DEATH VALLEY

On Wednesday my nephew Harry and I headed off to Lone Pine, California, where hundreds of Westerns and other films have been shot over the years.  Of course we took on board a goodly supply of Mexican Cokes, Mexican Cokes being the key to any successful road trip.

We also carried an iPod fully loaded with cowboy songs and Western movie soundtracks.

We chose a route to Lone Pine that would take us through Death Valley, which Harry had never visited.  This entailed passing through Pahrump, in Nye County, Nevada, where prostitution is legal, and where Harry snapped a picture of the sign above, advertising one of the Silver State's odder attractions.  The museum is attached to an actual working brothel, and is basically just a large barroom with pictures of whores and newspaper clippings about whores on the walls.  It's well worth a visit, but we had no time for it on this journey.



At the edge of the valley we stopped to take photos of the Amargosa Opera House, where an eccentric old woman puts on shows in an auditorium, every flat surface of whose interior she has painted herself with wild designs and figures.  We had no time for this bizarre phenomenon, either, and proceeded into the park.



We stopped at Zabriskie Point to take in the bizarre topography (above), then headed to Badwater Basin, the lowest point of land in the Western Hemisphere.

Harry walked far out onto the salt flat there, past the other tourists, and said that the silence was really spooky, with not even a breath of wind disturbing it.
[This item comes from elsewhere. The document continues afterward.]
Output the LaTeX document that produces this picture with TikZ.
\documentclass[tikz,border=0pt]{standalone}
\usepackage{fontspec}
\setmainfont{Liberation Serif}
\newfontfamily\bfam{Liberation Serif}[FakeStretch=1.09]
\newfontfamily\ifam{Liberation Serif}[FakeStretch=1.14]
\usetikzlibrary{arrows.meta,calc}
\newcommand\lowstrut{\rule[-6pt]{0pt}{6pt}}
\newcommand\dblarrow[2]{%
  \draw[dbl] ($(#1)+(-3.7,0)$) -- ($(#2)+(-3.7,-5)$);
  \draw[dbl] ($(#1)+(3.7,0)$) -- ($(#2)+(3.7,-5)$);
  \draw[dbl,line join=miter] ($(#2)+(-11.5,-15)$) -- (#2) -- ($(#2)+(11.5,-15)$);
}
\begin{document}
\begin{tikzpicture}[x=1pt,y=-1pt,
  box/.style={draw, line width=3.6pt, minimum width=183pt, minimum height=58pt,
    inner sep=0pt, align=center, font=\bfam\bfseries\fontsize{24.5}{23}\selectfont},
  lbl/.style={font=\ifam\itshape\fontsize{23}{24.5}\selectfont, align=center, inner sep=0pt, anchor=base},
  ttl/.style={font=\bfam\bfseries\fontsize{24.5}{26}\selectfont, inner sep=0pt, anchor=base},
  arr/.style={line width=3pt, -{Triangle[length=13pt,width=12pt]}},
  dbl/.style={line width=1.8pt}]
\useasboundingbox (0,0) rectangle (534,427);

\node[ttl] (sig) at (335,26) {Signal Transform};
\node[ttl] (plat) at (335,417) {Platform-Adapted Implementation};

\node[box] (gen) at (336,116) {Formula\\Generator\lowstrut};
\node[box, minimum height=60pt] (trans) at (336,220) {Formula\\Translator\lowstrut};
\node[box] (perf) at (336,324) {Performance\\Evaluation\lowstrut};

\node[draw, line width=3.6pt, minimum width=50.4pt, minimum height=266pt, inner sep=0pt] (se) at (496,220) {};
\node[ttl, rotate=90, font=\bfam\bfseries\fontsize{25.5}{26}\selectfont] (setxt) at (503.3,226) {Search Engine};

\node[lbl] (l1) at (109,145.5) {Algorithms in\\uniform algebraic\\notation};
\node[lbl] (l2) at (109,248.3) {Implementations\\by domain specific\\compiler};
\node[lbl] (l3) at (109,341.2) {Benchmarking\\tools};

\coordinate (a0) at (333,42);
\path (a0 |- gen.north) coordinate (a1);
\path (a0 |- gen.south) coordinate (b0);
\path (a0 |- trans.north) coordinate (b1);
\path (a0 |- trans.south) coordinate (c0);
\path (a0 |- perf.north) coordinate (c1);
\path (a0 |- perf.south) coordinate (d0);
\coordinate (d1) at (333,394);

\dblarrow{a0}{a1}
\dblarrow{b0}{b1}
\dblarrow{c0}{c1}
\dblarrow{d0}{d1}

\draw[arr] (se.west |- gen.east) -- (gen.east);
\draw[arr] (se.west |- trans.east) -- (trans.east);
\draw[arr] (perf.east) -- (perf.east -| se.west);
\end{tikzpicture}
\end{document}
We continued west and stopped at the Mesquite Dunes, a ridge of sand dunes rising up improbably from the desert floor.  We arrived just at sunset, when the light was exceptionally beautiful.



Then on through the night to Lone Pine and the Timberline Motel, run by a family of subcontinental Indians and a bit the worse for wear, but clean, with free wi-fi.  It is one of the only motels in Lone Pine which welcomes smokers, who must be resigned these days to the shabbiest motels in any given locale when seeking roadside accommodation.



I was thus happy to give the Timberline my business, which seemed to be much appreciated, and happy to behold the “Vacancy” signs on the higher-class smoke-free motels in town, and to think how much they must be suffering in the current economy.  I do not wish them well.

Harry had a decent steak and I had a hideous shrimp dish at a Chinese-American restaurant on the main street of town, then we hit the hay to rest up for our visit to the fabled Alabama Hills the next day — sacred territory once walked and ridden through by Randolph Scott and Budd Boetticher.